**RECORDED INFORMATION:**
==========

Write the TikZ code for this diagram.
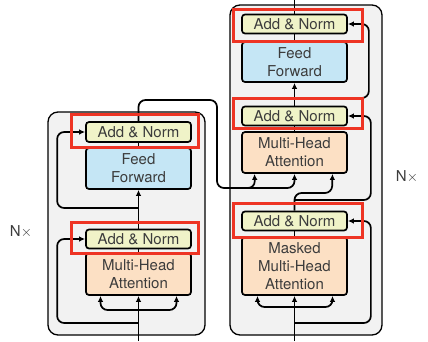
\documentclass[tikz,border=0pt]{standalone}
\usepackage{fontspec}
\setmainfont{TeX Gyre Heros}
\usetikzlibrary{positioning, arrows.meta, calc}

\definecolor{normfill}{RGB}{240,243,200}
\definecolor{fffill}{RGB}{197,230,245}
\definecolor{attnfill}{RGB}{252,224,196}
\definecolor{stackfill}{RGB}{242,242,242}
\definecolor{hlred}{RGB}{238,52,36}
\definecolor{labelgray}{RGB}{60,60,60}

\tikzset{
  sublayer/.style={draw, line width=1.7pt, rounded corners=3pt, minimum width=105pt,
    inner sep=0pt, align=center, text=labelgray, font=\fontsize{15}{18}\selectfont},
  addnorm/.style={sublayer, fill=normfill, minimum height=19pt},
  ffbox/.style={sublayer, fill=fffill, minimum height=41pt},
  attnbox/.style={sublayer, fill=attnfill, minimum height=42pt},
  stack/.style={draw, line width=1.3pt, rounded corners=10pt, fill=stackfill},
  hl/.style={draw=hlred, line width=3pt},
  conn/.style={line width=1.7pt, rounded corners=7pt},
  arr/.style={conn, -{Latex[length=6pt,width=5.5pt]}},
}

\begin{document}
\begin{tikzpicture}[x=1pt, y=-1pt]
  \useasboundingbox (0,0) rectangle (428,341);
  % stacks
  \draw[stack] (48,112) rectangle (205,335);
  \draw[stack] (230,5) rectangle (382,335);

  % encoder
  \node[attnbox] (encattn) at (138.5,274) {Multi-Head\\Attention};
  \node[addnorm] (encan1) at (138.5,239) {Add \& Norm};
  \node[ffbox] (encff) at (138.5,168.5) {Feed\\Forward};
  \node[addnorm, minimum height=20pt] (encan2) at (138.5,132) {Add \& Norm};
  \node[text=labelgray, font=\fontsize{15}{18}\selectfont] (encn) at (21,232) {N$\times$};

  % decoder
  \node[attnbox, minimum height=58pt] (decmask) at (294.5,266) {Masked\\Multi-Head\\Attention};
  \node[addnorm] (decan1) at (294.5,221) {Add \& Norm};
  \node[attnbox, minimum height=41pt] (decattn) at (294.5,152.5) {Multi-Head\\Attention};
  \node[addnorm] (decan2) at (294.5,116) {Add \& Norm};
  \node[ffbox, minimum height=40pt] (decff) at (294.5,62) {Feed\\Forward};
  \node[addnorm] (decan3) at (294.5,24) {Add \& Norm};
  \node[text=labelgray, font=\fontsize{15}{18}\selectfont] (decn) at (407,177) {N$\times$};

  % encoder connections
  \coordinate (encin) at (138.5,341);
  \coordinate (encsplit) at (138.5,310);
  \coordinate (encres1) at (138.5,323);
  \coordinate (encres2) at (138.5,208);
  \draw[arr] (encin) -- (encattn.south);
  \foreach \dx in {-38,38}
    \draw[arr] (encsplit) -| ([xshift=\dx pt]encattn.south);
  \draw[arr] (encres1) -| ([xshift=-28pt]encan1.west) -- (encan1.west);
  \draw[conn] (encattn.north) -- (encan1.south);
  \draw[arr] (encan1.north) -- (encff.south);
  \draw[arr] (encres2) -| ([xshift=-28pt]encan2.west) -- (encan2.west);
  \draw[conn] (encff.north) -- (encan2.south);
  % encoder output into decoder
  \draw[arr] (encan2.north) |- (217,100) |- (255,188) -- ([xshift=-40pt]decattn.south);
  \draw[arr] (240,188) -| (decattn.south);

  % decoder connections
  \coordinate (decin) at (294.5,341);
  \coordinate (decsplit) at (294.5,307);
  \coordinate (decres1) at (294.5,323);
  \coordinate (decres2) at (294.5,200);
  \coordinate (decres3) at (294.5,98);
  \coordinate (decout) at (294.5,0);
  \draw[arr] (decin) -- (decmask.south);
  \foreach \dx in {-37,38}
    \draw[arr] (decsplit) -| ([xshift=\dx pt]decmask.south);
  \draw[arr] (decres1) -| ([xshift=23pt]decan1.east) -- (decan1.east);
  \draw[conn] (decmask.north) -- (decan1.south);
  \draw[arr] (decan1.north) |- (332,193) -- ([xshift=38pt]decattn.south);
  \draw[arr] (decres2) -| ([xshift=23pt]decan2.east) -- (decan2.east);
  \draw[conn] (decattn.north) -- (decan2.south);
  \draw[arr] (decan2.north) -- (decff.south);
  \draw[arr] (decres3) -| ([xshift=21pt]decan3.east) -- (decan3.east);
  \draw[conn] (decff.north) -- (decan3.south);
  \draw[conn] (decan3.north) -- (decout);

  % highlighted add & norm layers
  \draw[hl] (71,114) rectangle (198,147);
  \draw[hl] (71,222) rectangle (198,253);
  \draw[hl] (233,9) rectangle (362,41);
  \draw[hl] (233,98) rectangle (362,128);
  \draw[hl] (233,203) rectangle (362,237);
\end{tikzpicture}
\end{document}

==========

**DIRECTIONS:**
Reproduce the full listing above verbatim, with no pictures included.

**THE SOLUTION:**
Write the TikZ code for this diagram.
\documentclass[tikz,border=0pt]{standalone}
\usepackage{fontspec}
\setmainfont{TeX Gyre Heros}
\usetikzlibrary{positioning, arrows.meta, calc}

\definecolor{normfill}{RGB}{240,243,200}
\definecolor{fffill}{RGB}{197,230,245}
\definecolor{attnfill}{RGB}{252,224,196}
\definecolor{stackfill}{RGB}{242,242,242}
\definecolor{hlred}{RGB}{238,52,36}
\definecolor{labelgray}{RGB}{60,60,60}

\tikzset{
  sublayer/.style={draw, line width=1.7pt, rounded corners=3pt, minimum width=105pt,
    inner sep=0pt, align=center, text=labelgray, font=\fontsize{15}{18}\selectfont},
  addnorm/.style={sublayer, fill=normfill, minimum height=19pt},
  ffbox/.style={sublayer, fill=fffill, minimum height=41pt},
  attnbox/.style={sublayer, fill=attnfill, minimum height=42pt},
  stack/.style={draw, line width=1.3pt, rounded corners=10pt, fill=stackfill},
  hl/.style={draw=hlred, line width=3pt},
  conn/.style={line width=1.7pt, rounded corners=7pt},
  arr/.style={conn, -{Latex[length=6pt,width=5.5pt]}},
}

\begin{document}
\begin{tikzpicture}[x=1pt, y=-1pt]
  \useasboundingbox (0,0) rectangle (428,341);
  % stacks
  \draw[stack] (48,112) rectangle (205,335);
  \draw[stack] (230,5) rectangle (382,335);

  % encoder
  \node[attnbox] (encattn) at (138.5,274) {Multi-Head\\Attention};
  \node[addnorm] (encan1) at (138.5,239) {Add \& Norm};
  \node[ffbox] (encff) at (138.5,168.5) {Feed\\Forward};
  \node[addnorm, minimum height=20pt] (encan2) at (138.5,132) {Add \& Norm};
  \node[text=labelgray, font=\fontsize{15}{18}\selectfont] (encn) at (21,232) {N$\times$};

  % decoder
  \node[attnbox, minimum height=58pt] (decmask) at (294.5,266) {Masked\\Multi-Head\\Attention};
  \node[addnorm] (decan1) at (294.5,221) {Add \& Norm};
  \node[attnbox, minimum height=41pt] (decattn) at (294.5,152.5) {Multi-Head\\Attention};
  \node[addnorm] (decan2) at (294.5,116) {Add \& Norm};
  \node[ffbox, minimum height=40pt] (decff) at (294.5,62) {Feed\\Forward};
  \node[addnorm] (decan3) at (294.5,24) {Add \& Norm};
  \node[text=labelgray, font=\fontsize{15}{18}\selectfont] (decn) at (407,177) {N$\times$};

  % encoder connections
  \coordinate (encin) at (138.5,341);
  \coordinate (encsplit) at (138.5,310);
  \coordinate (encres1) at (138.5,323);
  \coordinate (encres2) at (138.5,208);
  \draw[arr] (encin) -- (encattn.south);
  \foreach \dx in {-38,38}
    \draw[arr] (encsplit) -| ([xshift=\dx pt]encattn.south);
  \draw[arr] (encres1) -| ([xshift=-28pt]encan1.west) -- (encan1.west);
  \draw[conn] (encattn.north) -- (encan1.south);
  \draw[arr] (encan1.north) -- (encff.south);
  \draw[arr] (encres2) -| ([xshift=-28pt]encan2.west) -- (encan2.west);
  \draw[conn] (encff.north) -- (encan2.south);
  % encoder output into decoder
  \draw[arr] (encan2.north) |- (217,100) |- (255,188) -- ([xshift=-40pt]decattn.south);
  \draw[arr] (240,188) -| (decattn.south);

  % decoder connections
  \coordinate (decin) at (294.5,341);
  \coordinate (decsplit) at (294.5,307);
  \coordinate (decres1) at (294.5,323);
  \coordinate (decres2) at (294.5,200);
  \coordinate (decres3) at (294.5,98);
  \coordinate (decout) at (294.5,0);
  \draw[arr] (decin) -- (decmask.south);
  \foreach \dx in {-37,38}
    \draw[arr] (decsplit) -| ([xshift=\dx pt]decmask.south);
  \draw[arr] (decres1) -| ([xshift=23pt]decan1.east) -- (decan1.east);
  \draw[conn] (decmask.north) -- (decan1.south);
  \draw[arr] (decan1.north) |- (332,193) -- ([xshift=38pt]decattn.south);
  \draw[arr] (decres2) -| ([xshift=23pt]decan2.east) -- (decan2.east);
  \draw[conn] (decattn.north) -- (decan2.south);
  \draw[arr] (decan2.north) -- (decff.south);
  \draw[arr] (decres3) -| ([xshift=21pt]decan3.east) -- (decan3.east);
  \draw[conn] (decff.north) -- (decan3.south);
  \draw[conn] (decan3.north) -- (decout);

  % highlighted add & norm layers
  \draw[hl] (71,114) rectangle (198,147);
  \draw[hl] (71,222) rectangle (198,253);
  \draw[hl] (233,9) rectangle (362,41);
  \draw[hl] (233,98) rectangle (362,128);
  \draw[hl] (233,203) rectangle (362,237);
\end{tikzpicture}
\end{document}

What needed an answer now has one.